Gather the lines that hold the string "with".

━━━━━━━━━━

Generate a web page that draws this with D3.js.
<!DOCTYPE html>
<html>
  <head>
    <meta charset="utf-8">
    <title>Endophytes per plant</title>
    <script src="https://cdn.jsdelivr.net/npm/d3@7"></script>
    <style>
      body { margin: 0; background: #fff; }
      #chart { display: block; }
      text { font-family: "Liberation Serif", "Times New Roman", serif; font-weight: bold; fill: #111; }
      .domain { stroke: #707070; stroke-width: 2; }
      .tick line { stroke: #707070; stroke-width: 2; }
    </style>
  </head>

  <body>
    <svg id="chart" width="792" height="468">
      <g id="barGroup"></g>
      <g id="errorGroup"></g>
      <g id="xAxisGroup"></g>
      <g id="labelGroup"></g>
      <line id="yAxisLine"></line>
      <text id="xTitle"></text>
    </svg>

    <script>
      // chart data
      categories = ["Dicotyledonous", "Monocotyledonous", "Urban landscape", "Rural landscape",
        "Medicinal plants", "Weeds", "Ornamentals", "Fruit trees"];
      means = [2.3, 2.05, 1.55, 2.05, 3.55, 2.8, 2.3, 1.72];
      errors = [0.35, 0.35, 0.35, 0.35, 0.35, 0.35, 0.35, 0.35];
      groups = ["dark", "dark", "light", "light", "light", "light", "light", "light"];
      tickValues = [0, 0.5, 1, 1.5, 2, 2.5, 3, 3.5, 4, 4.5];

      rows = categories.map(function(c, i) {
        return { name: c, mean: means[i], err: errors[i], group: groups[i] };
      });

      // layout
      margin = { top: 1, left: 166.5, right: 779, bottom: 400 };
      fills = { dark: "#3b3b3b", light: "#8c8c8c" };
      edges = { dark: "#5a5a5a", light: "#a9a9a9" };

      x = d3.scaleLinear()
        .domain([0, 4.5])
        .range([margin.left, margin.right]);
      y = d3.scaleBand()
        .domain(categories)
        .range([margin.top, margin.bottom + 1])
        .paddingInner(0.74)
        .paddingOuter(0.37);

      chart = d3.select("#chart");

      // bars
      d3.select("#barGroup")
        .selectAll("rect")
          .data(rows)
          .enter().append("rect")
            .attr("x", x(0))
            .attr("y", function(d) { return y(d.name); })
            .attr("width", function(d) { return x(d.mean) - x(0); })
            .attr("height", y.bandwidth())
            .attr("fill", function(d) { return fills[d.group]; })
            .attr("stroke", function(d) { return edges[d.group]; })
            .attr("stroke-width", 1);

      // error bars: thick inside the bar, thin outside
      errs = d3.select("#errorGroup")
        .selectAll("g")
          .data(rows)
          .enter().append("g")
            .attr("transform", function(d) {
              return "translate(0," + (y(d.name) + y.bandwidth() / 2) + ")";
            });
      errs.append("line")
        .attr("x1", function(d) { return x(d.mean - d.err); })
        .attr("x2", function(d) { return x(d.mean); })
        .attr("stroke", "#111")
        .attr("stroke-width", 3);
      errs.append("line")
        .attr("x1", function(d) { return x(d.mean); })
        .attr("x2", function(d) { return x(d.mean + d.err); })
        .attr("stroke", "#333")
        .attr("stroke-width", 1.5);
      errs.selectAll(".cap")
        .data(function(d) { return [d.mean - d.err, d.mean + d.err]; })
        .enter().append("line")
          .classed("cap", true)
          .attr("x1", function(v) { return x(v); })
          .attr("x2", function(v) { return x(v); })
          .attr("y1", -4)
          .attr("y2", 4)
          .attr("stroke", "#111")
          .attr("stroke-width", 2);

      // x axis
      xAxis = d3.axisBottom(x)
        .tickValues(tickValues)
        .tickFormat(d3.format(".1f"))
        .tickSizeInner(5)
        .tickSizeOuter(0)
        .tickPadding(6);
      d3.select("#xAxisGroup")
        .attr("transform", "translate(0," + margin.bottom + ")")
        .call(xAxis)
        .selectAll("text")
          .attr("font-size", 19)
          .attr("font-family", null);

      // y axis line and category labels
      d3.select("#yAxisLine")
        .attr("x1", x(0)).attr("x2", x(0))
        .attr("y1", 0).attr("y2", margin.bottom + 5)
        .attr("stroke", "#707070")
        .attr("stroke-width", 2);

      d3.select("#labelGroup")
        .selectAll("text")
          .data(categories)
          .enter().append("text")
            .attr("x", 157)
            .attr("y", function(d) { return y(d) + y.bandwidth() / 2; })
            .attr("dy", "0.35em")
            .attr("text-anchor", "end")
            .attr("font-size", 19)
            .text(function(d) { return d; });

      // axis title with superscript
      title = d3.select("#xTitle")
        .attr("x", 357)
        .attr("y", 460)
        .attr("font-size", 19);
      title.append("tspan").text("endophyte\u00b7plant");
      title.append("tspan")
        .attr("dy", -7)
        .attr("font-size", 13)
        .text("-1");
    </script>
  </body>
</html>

━━━━━━━━━━

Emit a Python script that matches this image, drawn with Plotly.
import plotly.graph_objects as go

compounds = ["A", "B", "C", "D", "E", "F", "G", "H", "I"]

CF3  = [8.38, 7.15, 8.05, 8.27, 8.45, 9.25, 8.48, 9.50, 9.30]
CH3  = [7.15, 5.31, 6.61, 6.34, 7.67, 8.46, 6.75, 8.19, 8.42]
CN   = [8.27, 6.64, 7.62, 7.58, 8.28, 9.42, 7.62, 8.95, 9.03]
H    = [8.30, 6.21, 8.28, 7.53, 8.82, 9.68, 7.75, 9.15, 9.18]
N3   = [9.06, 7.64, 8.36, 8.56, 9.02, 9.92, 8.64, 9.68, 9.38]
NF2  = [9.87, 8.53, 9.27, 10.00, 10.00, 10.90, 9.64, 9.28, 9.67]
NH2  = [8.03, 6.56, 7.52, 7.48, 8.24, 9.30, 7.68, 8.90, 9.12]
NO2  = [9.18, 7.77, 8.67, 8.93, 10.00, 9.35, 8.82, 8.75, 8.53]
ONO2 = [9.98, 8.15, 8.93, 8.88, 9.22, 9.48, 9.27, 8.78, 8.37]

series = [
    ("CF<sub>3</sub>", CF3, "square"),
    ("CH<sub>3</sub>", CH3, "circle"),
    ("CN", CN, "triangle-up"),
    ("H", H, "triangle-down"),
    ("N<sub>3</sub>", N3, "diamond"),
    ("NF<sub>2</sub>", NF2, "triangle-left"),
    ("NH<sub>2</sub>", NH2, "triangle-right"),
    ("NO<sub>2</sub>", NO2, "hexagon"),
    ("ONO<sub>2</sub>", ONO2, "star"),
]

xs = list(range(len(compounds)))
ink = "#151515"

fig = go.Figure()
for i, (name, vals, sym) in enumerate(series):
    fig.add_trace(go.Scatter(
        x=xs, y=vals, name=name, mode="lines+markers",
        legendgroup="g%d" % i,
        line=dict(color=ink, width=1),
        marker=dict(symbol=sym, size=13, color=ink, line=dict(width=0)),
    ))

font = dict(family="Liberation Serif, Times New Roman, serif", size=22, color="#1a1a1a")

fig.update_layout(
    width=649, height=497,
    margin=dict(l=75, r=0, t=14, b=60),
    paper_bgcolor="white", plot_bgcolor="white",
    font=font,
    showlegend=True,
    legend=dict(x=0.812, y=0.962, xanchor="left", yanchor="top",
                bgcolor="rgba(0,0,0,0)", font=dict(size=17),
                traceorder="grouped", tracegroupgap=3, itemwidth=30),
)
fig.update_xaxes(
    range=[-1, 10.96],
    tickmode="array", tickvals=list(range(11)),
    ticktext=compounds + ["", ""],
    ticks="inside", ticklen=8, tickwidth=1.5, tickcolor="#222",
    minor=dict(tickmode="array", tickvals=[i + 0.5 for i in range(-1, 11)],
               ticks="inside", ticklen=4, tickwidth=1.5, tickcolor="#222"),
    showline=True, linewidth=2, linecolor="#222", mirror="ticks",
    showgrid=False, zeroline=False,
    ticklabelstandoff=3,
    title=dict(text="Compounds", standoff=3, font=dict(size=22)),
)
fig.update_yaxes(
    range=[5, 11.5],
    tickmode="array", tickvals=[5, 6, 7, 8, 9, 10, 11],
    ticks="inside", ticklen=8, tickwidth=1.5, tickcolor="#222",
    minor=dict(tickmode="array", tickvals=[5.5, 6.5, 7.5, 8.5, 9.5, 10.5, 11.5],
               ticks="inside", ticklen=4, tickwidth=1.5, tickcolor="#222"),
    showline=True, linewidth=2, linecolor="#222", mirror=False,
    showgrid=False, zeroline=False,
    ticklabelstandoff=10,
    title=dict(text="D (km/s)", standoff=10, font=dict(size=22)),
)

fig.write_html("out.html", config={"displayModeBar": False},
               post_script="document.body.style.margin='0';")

━━━━━━━━━━

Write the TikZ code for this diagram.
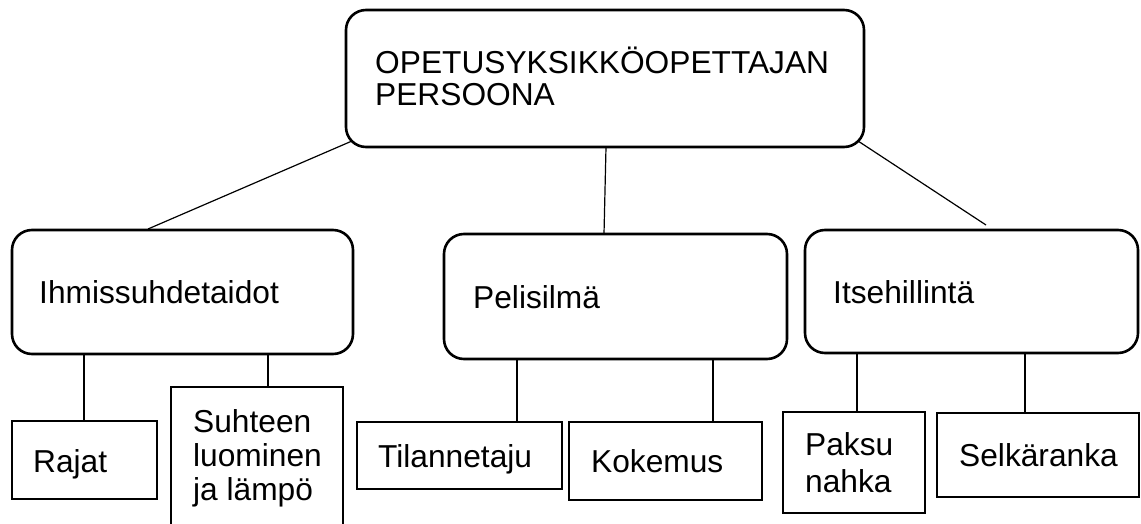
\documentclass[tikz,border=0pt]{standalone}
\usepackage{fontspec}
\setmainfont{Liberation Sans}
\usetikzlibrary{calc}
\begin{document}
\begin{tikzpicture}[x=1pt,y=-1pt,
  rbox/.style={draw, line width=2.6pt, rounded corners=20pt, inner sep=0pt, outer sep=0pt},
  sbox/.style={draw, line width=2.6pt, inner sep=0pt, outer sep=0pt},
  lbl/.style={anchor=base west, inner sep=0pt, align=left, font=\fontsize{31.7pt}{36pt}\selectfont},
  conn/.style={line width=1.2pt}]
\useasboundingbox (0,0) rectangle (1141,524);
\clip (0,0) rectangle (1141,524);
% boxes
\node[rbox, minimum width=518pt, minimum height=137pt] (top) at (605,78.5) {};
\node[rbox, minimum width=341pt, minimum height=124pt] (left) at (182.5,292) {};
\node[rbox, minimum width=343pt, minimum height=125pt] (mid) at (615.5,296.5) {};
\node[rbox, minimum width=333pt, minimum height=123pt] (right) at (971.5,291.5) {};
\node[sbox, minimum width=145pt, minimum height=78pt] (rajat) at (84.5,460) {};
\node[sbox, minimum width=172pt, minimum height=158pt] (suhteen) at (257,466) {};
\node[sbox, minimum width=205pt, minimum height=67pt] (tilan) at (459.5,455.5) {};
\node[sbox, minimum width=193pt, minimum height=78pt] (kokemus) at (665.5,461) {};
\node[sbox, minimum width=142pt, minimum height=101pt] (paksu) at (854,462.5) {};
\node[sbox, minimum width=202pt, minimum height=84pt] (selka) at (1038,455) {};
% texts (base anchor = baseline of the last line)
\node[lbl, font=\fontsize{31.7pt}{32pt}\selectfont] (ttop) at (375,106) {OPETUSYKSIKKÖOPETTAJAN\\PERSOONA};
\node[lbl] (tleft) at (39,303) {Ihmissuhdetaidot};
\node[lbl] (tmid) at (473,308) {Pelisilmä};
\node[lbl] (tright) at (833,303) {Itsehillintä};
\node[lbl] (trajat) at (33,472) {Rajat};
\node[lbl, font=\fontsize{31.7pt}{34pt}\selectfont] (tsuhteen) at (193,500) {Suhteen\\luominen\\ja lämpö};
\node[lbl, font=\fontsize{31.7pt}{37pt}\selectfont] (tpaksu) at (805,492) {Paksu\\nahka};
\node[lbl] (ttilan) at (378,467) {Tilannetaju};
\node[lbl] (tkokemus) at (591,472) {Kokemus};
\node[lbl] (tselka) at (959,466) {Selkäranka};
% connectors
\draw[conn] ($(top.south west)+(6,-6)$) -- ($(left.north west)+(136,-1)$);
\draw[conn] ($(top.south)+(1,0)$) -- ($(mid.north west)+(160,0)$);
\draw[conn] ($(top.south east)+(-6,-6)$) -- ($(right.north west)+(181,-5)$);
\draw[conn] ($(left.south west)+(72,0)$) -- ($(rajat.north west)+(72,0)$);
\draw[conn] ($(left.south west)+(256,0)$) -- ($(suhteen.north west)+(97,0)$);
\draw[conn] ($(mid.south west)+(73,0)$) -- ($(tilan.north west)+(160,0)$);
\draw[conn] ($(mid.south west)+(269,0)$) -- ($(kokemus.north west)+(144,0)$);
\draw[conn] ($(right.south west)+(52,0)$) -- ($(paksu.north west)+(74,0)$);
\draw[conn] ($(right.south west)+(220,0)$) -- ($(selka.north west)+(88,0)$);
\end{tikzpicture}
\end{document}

━━━━━━━━━━

### The reply:
Generate a web page that draws this with D3.js.
      // axis title with superscript
Emit a Python script that matches this image, drawn with Plotly.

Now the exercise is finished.